■ Set exercise
Leave the pictures out. Retype exactly the lines below from the one containing "Emit a Python script that matches this image, drawn with Plotly." through the one containing "grid_right = (902 - X0_PX) / PX_CAT", and no others.

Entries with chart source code

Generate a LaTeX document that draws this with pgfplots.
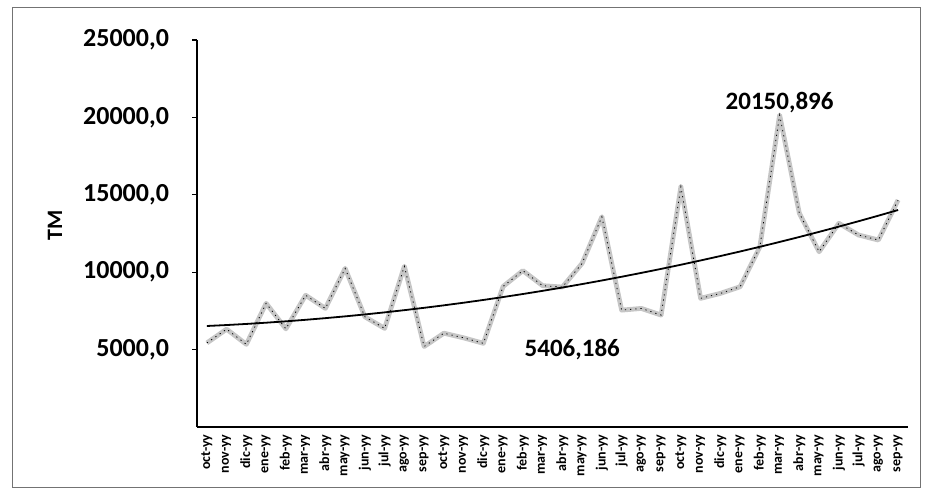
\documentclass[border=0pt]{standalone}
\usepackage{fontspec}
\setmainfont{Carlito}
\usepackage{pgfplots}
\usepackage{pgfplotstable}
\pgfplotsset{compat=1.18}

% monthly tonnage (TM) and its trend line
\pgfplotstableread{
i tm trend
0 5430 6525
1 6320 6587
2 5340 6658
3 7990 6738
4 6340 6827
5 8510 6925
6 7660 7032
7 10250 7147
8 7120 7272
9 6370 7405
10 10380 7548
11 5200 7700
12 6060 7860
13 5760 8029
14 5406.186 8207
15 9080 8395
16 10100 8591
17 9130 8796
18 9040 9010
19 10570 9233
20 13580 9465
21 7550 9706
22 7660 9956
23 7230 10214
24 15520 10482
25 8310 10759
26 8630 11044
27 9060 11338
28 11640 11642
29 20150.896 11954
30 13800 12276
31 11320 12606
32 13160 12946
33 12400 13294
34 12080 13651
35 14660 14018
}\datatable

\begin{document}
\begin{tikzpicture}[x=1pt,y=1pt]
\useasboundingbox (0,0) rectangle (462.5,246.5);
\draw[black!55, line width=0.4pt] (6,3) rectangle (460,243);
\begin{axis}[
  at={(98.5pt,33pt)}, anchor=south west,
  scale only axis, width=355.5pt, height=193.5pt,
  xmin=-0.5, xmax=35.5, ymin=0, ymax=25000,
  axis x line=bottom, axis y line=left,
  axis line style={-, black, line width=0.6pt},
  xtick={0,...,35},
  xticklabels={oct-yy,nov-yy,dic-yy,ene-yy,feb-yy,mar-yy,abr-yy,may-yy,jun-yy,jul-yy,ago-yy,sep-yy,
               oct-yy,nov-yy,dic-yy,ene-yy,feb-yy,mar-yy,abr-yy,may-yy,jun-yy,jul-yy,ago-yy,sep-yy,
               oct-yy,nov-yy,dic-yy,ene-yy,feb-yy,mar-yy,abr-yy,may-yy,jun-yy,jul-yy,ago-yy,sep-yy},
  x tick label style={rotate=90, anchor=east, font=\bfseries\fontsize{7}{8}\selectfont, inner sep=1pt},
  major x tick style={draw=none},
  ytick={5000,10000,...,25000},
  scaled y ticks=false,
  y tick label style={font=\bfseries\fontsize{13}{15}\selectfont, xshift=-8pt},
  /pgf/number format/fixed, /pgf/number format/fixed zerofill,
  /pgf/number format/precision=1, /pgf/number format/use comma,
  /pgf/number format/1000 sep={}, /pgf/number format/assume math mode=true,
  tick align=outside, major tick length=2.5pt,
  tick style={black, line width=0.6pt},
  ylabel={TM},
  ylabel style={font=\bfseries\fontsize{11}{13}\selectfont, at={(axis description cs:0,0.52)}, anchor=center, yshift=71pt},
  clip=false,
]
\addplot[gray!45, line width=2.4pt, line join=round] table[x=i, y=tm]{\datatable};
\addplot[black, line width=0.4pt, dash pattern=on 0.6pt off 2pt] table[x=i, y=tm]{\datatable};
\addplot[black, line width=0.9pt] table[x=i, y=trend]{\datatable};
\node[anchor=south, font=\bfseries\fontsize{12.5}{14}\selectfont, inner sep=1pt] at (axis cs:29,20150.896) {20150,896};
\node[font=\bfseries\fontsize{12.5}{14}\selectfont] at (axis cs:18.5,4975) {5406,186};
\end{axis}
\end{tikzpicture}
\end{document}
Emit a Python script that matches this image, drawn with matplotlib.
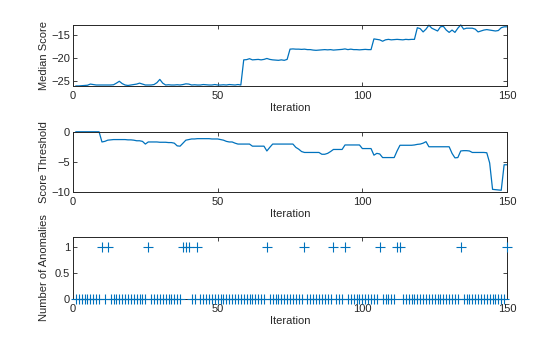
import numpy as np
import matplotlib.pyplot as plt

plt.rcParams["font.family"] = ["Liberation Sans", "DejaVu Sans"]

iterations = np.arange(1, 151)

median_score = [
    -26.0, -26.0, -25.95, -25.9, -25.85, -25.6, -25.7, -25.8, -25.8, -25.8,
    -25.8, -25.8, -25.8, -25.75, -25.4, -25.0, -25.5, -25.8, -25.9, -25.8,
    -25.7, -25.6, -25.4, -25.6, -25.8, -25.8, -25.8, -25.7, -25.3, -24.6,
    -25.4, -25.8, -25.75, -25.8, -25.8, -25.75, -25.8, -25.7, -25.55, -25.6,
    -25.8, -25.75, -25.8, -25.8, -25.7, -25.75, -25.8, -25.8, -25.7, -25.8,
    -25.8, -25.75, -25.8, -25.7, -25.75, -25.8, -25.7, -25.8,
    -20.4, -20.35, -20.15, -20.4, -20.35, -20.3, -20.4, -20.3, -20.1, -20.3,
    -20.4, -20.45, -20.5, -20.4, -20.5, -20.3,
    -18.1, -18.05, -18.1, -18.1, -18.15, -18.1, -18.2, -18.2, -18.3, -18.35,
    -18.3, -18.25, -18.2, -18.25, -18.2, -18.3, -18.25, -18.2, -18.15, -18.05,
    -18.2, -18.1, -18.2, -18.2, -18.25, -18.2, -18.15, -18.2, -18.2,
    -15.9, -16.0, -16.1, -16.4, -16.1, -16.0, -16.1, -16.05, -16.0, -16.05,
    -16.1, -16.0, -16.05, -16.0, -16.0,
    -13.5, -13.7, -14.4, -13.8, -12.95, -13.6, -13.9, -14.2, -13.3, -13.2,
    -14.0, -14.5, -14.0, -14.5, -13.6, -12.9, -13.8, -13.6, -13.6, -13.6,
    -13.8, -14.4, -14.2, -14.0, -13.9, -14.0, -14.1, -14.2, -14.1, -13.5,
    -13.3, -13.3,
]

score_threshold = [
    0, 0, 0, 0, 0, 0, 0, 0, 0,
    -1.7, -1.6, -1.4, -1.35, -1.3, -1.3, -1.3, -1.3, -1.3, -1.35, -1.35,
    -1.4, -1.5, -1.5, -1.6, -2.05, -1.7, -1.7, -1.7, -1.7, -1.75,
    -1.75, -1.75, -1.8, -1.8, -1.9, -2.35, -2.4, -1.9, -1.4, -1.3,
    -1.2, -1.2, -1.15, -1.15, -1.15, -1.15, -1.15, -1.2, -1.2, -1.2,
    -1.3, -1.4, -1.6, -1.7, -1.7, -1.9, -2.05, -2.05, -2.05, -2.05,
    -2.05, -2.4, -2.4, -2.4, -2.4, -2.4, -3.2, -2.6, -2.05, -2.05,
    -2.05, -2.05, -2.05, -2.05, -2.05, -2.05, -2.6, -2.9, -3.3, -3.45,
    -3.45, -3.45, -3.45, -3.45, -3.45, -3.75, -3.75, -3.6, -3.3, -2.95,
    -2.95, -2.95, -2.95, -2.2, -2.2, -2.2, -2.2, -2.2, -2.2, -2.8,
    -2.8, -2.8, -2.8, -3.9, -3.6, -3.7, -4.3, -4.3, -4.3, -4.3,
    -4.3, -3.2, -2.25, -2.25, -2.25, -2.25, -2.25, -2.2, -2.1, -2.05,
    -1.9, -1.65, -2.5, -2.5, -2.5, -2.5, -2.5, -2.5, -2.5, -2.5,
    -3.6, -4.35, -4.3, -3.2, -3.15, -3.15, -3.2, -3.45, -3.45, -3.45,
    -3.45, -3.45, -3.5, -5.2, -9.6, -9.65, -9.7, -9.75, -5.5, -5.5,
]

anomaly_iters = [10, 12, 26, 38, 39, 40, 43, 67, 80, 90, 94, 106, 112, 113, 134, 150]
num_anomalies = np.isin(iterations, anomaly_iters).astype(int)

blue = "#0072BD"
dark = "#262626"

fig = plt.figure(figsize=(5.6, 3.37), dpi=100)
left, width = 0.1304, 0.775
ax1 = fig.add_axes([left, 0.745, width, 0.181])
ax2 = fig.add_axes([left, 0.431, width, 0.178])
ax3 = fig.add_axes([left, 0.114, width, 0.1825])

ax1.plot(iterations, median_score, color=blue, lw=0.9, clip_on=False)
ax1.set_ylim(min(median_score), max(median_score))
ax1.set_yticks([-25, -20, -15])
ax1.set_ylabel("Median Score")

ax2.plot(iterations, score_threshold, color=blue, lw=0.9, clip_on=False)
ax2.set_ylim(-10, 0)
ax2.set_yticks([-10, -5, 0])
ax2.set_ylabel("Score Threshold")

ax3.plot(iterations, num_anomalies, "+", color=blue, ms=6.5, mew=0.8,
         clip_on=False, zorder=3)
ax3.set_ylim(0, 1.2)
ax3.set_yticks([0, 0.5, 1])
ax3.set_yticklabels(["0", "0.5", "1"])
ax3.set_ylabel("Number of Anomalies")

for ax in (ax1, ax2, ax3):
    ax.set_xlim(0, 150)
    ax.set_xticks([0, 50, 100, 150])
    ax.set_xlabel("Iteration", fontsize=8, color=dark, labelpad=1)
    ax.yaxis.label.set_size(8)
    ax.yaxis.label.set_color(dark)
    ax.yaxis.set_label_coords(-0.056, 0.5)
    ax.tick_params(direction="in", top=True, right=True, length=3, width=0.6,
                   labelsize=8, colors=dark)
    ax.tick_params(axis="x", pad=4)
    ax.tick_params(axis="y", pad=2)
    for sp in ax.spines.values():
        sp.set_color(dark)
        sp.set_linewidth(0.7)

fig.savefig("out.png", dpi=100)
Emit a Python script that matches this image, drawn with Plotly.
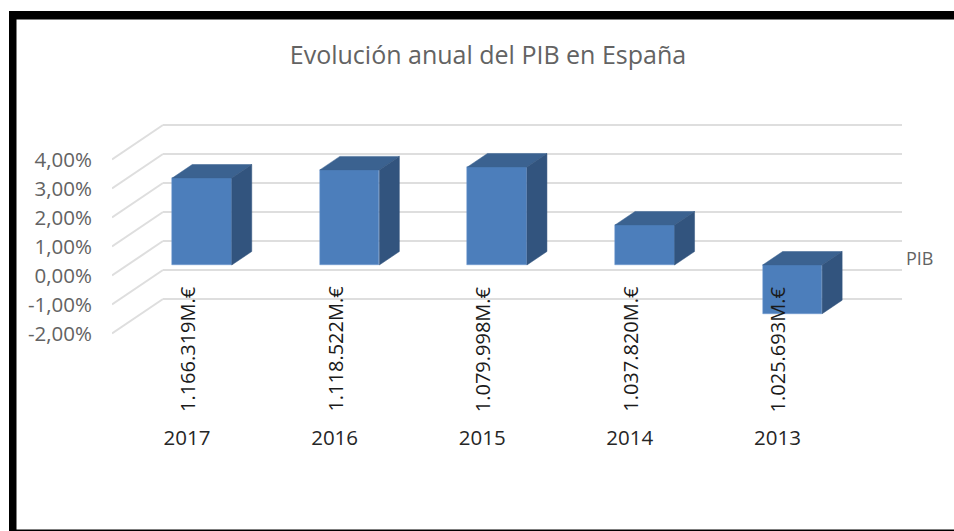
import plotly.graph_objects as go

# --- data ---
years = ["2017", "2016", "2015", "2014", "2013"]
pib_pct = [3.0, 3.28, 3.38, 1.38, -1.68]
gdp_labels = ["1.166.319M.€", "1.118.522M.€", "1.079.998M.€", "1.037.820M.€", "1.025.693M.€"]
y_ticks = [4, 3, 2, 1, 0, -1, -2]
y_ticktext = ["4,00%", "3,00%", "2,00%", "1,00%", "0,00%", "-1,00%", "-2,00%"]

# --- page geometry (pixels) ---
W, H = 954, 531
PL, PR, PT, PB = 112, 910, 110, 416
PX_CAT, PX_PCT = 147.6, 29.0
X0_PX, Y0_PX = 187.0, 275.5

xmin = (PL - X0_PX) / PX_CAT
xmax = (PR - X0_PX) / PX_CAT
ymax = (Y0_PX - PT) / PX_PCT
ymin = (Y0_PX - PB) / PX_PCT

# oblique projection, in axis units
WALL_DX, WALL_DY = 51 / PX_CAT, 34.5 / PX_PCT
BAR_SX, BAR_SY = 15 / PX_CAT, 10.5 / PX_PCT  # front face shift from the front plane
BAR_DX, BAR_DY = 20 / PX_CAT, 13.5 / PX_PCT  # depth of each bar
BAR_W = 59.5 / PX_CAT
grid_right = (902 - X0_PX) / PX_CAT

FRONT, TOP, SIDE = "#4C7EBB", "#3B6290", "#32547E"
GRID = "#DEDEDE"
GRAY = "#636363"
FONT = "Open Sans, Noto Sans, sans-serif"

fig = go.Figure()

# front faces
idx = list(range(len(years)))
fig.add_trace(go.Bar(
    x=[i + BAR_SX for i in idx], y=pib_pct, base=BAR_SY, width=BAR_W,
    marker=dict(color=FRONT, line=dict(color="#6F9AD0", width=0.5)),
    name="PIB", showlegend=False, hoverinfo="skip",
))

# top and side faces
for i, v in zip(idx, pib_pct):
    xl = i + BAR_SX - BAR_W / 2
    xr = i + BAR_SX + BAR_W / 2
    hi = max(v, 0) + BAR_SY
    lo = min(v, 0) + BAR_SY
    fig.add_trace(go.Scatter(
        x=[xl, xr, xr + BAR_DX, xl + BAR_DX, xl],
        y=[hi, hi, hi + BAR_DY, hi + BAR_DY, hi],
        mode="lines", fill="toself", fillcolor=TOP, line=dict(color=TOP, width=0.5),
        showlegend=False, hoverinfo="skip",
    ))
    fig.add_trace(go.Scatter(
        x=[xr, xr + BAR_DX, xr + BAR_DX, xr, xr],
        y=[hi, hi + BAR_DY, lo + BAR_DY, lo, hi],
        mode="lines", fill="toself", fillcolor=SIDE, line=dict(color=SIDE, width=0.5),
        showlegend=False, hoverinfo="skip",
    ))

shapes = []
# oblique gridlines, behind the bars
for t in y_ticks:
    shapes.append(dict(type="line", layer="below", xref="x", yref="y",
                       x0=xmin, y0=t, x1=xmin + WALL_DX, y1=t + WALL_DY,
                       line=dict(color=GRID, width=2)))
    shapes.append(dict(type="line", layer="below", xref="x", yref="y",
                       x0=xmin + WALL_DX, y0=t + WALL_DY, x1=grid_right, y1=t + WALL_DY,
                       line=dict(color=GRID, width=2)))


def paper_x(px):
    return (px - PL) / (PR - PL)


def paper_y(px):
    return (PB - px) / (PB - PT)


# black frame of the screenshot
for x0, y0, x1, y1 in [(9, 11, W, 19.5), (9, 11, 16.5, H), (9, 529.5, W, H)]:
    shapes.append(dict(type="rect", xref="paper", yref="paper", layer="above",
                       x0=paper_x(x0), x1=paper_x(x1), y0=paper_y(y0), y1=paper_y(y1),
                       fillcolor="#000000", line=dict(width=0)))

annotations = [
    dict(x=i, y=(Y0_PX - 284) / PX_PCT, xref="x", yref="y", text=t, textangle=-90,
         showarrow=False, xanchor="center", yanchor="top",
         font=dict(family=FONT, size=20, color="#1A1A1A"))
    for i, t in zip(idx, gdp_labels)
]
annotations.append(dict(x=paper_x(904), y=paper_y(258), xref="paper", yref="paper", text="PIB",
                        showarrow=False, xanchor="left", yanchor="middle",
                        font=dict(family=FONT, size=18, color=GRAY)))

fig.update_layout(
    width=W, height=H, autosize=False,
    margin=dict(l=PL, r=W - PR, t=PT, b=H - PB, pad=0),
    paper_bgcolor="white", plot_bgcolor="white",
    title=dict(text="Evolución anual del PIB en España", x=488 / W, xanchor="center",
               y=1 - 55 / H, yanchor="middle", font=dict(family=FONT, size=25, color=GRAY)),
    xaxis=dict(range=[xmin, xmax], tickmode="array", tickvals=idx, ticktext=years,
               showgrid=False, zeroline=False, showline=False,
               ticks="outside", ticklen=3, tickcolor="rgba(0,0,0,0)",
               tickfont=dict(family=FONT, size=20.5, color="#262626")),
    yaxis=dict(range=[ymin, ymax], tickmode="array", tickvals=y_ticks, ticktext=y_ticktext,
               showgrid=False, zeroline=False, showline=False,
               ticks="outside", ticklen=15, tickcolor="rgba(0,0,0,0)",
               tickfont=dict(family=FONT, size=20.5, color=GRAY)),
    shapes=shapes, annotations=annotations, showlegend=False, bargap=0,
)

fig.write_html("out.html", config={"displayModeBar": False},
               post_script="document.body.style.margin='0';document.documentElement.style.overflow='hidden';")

■ Answer to this problem
Emit a Python script that matches this image, drawn with Plotly.
import plotly.graph_objects as go

# --- data ---
years = ["2017", "2016", "2015", "2014", "2013"]
pib_pct = [3.0, 3.28, 3.38, 1.38, -1.68]
gdp_labels = ["1.166.319M.€", "1.118.522M.€", "1.079.998M.€", "1.037.820M.€", "1.025.693M.€"]
y_ticks = [4, 3, 2, 1, 0, -1, -2]
y_ticktext = ["4,00%", "3,00%", "2,00%", "1,00%", "0,00%", "-1,00%", "-2,00%"]

# --- page geometry (pixels) ---
W, H = 954, 531
PL, PR, PT, PB = 112, 910, 110, 416
PX_CAT, PX_PCT = 147.6, 29.0
X0_PX, Y0_PX = 187.0, 275.5

xmin = (PL - X0_PX) / PX_CAT
xmax = (PR - X0_PX) / PX_CAT
ymax = (Y0_PX - PT) / PX_PCT
ymin = (Y0_PX - PB) / PX_PCT

# oblique projection, in axis units
WALL_DX, WALL_DY = 51 / PX_CAT, 34.5 / PX_PCT
BAR_SX, BAR_SY = 15 / PX_CAT, 10.5 / PX_PCT  # front face shift from the front plane
BAR_DX, BAR_DY = 20 / PX_CAT, 13.5 / PX_PCT  # depth of each bar
BAR_W = 59.5 / PX_CAT
grid_right = (902 - X0_PX) / PX_CAT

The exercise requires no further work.